I don't remember how many animal units of grazing per acre are on a corn stubble field but I'll bet with your total acres you've got 2 months or more of grazing. If you just turn them out on the whole field at once they'll run through and eat the best first and eventually be done to just the stalks left. You could cross fence it with a single electric wire and only give them a few acres at a time but to me that's rather time consuming. I'd just keep an eye on how well they're cleaning up the corn field and when most of the leaves and good stuff are gone I'd start feeding them. If you've got decent wind protection and water you might even consider feeding them on the corn field all winter. They'll eat their hay and then go pick out in the field quite a bit.

As for the moldy hay I think you've got a pretty good plan to feed it. Mold is a concern but I feel beef cattle are pretty smart about what they eat. They'll eat moldy hay but if its so bad that it'll make em sick they'll leave it, especially if they have some good hay to eat as well. I think if you feed it like you have planned they'll eat enough good hay and a little of the bad stuff that I don't think I'd worry too much about them aborting. Now if all they had to eat was moldy hay then I'd get a little concerned.


----------



## JMT (Aug 10, 2013)

Grandpa always said 1 acre of stalks would feed 1 cow for 1 month. In my experience that seems about right, but we usually just watch and when the grass around the edges is cleaned up and most of the corn cobs that had kernels on them are gone we start feeding hay. The cows will still eat some stalks while they eat hay.

A good way to gauge what the stalks are providing would be to set out some of the poor quality (less palatable) hay. When the cows start eating poor hay over grazing stalks, they have got the good from the stalks.

If we have really bad quality hay, we will save that for when the ground is wet and unroll some for bedding. The stalk field can turn into a real mess. We have also unrolled poor hay then unrolled high quality alfalfa on top of it.

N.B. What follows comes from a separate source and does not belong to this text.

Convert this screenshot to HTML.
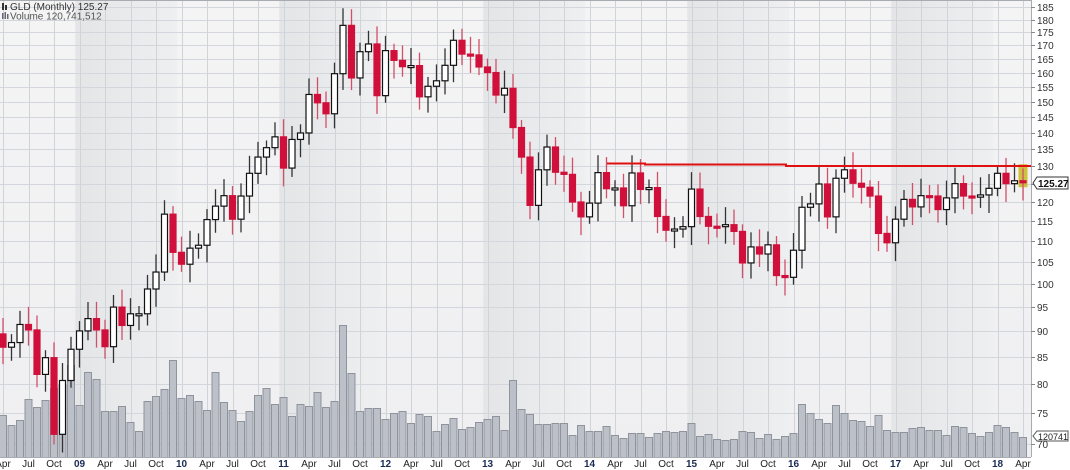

Make sure to watch for spots where corn was down or some was spilled. If one cow finds a spot like that they could stand there and eat enough corn to cause a problem.


----------



## Waterway64 (Dec 2, 2011)

Could you have the poor hay ground with good hay? I think you would get better efficiency that way. I agree with the rule of thumb ac/cow/mo. but yield and weather can have a big influence on it. Mel


----------



## prairie (Jun 20, 2008)

I graze cornstalks without supplement almost all winter long most years. For dryland cornstalks yielding 150-200 bu/acre, I figure 1 acre per cow for 30 days without supplement. If you want to get more days per acre, supplement with protien starting at 30 days, will add another 30 days grazing per acre. Irrigated fields may yield slightly more days.

30 days per cow per acre nets my landlords about $15.00 per acre and leaves a good amount of residue for cover. We move about 160 cows from field to field, as they will utilize the available feed better than when scattering them out over several fields. We usually graze corn stalks from mid October to late February without supplement or hay.

If you want to stretch your stalks to get the most out of them, I would definitely cross fence with temporary electric fence. We do this most winters strip grazing cover crops, moving the fence 2-4 times per week. Very easy and simple to do with 2-3 reels of polywire, 7/16" x 4' smooth round rod posts with screw tight insulators, 2 lb hammer, and a 12" pipe wrench. Don't use rebar for posts, they drive much harder, and are sometimes near impossible to pull.

With the hay you have , I doubt you would need to buy supplement.

Your cows and calving date can also make a difference. Larger framed, higher milking, high growth cows usually do not do well on corn stalk grazing only, especially if they are winter calved. We spring calve on green grass starting in late April, and most cows are frame 3-4.5, deep, thick and easy keepers, weighing 1050-1250 lbs @ 5-5.5 condition score. The herd I started with 20 years ago, were 1400 lb plus, heavy milkers that would not do well on straight corn stalks, especially coupled with winter calving in mid March.

I think your goal should be to graze as much as possible, buy no tubs/cake, and even be able to sell some hay.


----------



## treymo (Dec 29, 2013)

I'd grind your moldy alfalfa with your grass and feed it to get rid of it. No need for much else on stalks. They may even gain some weight in that situation. If youve got cold weather coming abandon the alfalfa idea and throw the roughest bale of grass you can find to keep them warm.

Trey


----------